I see. But its only in the UK. That will be cool if the US have DAB stations.
DAB is an European digital broadcasting, equivalent to the HD radio extension in the US.
The main difference is, the US has a single band regulator (FCC), so it was rather easy for them to reshuffle the licenses to free up some space around each major station so they may include the digital stream there.
In Europe the regulation is distributed across all the individual states, each of them "protecting their frequencies", so any more significant reshuffling becomes politically impossible. So for digital radio broadcasting was reserved a separate band (former higher end of VHF TV bands), so instead of transitioning to the digital in the present bands, the digital service is set up separately. It has its advantages and disadvantages. Disadvantages are, you have no possibility of parallel analog/digital broadcasting as in the US.

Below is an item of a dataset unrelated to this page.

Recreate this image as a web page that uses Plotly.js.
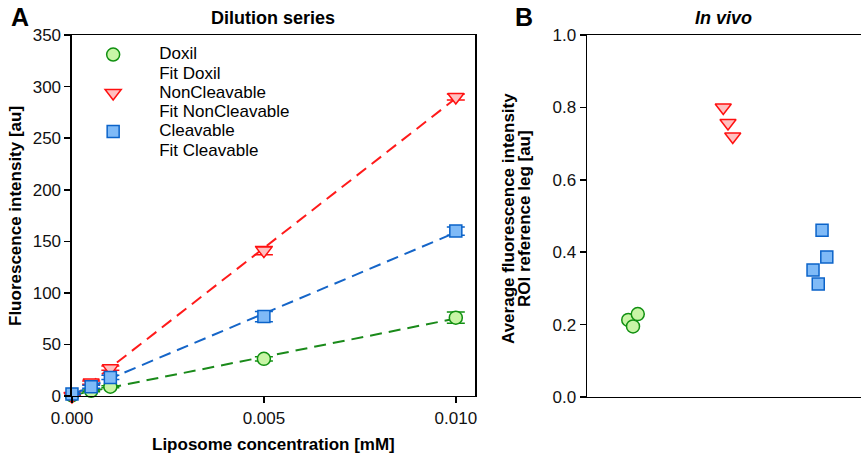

On the other hand the digital part does not bear the burden of the analog predecessors (to not interfere with the analog part in the US poses quite severe limitation on the error rate/signal quality requirements because of the modulation style restrictions), because simply in the DAB band are no analog stations to care of at all (so the modulation schemes could be better optimized for the digital transmission). Plus there is more room available in the new band, what means better quality coding (better audio quality) or more robust data protection (worse signal condition tolerance) could be used.
What is sad to me, the original idea in the DVB-T of transmitting a lower resolution stream with more robust protection along with less protected, but way better fidelity "high quality stream" (it allows at least the base quality reception with very bad signal condition, while the quality improves ondce the signal becomes better; so having steps instead of a steep "digital cliff") is getting abandoned, because many operators are arguing "customers prefer no signal at all or best quality instead of gradually worsening quality". Well, I do not trust that statement at all (it is a marketing BS to just squeeze more sh***ty stations into a single multiplex stream to make more money), but the changes are being implemented (the TV appear to have lost the lower quality, more robust part already).
I'm curious, whether the DRM (a digital format for "AM" bands - so LW, MW ans SW, capable of either greater distance, more programs or "FM-like" audio quality in a standard 9kHz wide channel) will ever take off. There has been a talked lot about the present AM bands converting to digital, using even the existing infrastructure (DRM is advertised to be able to use even the nearly a century old transmitter HW by just connecting the new "carrier generator" and "modulation source" from an added computer, so suffice with very minimal investment on the existing broadcast equipment), but I've seen no commercial receiver set capable of receiving the DRM (although there are few stations already transmitting on SW using the DRM format).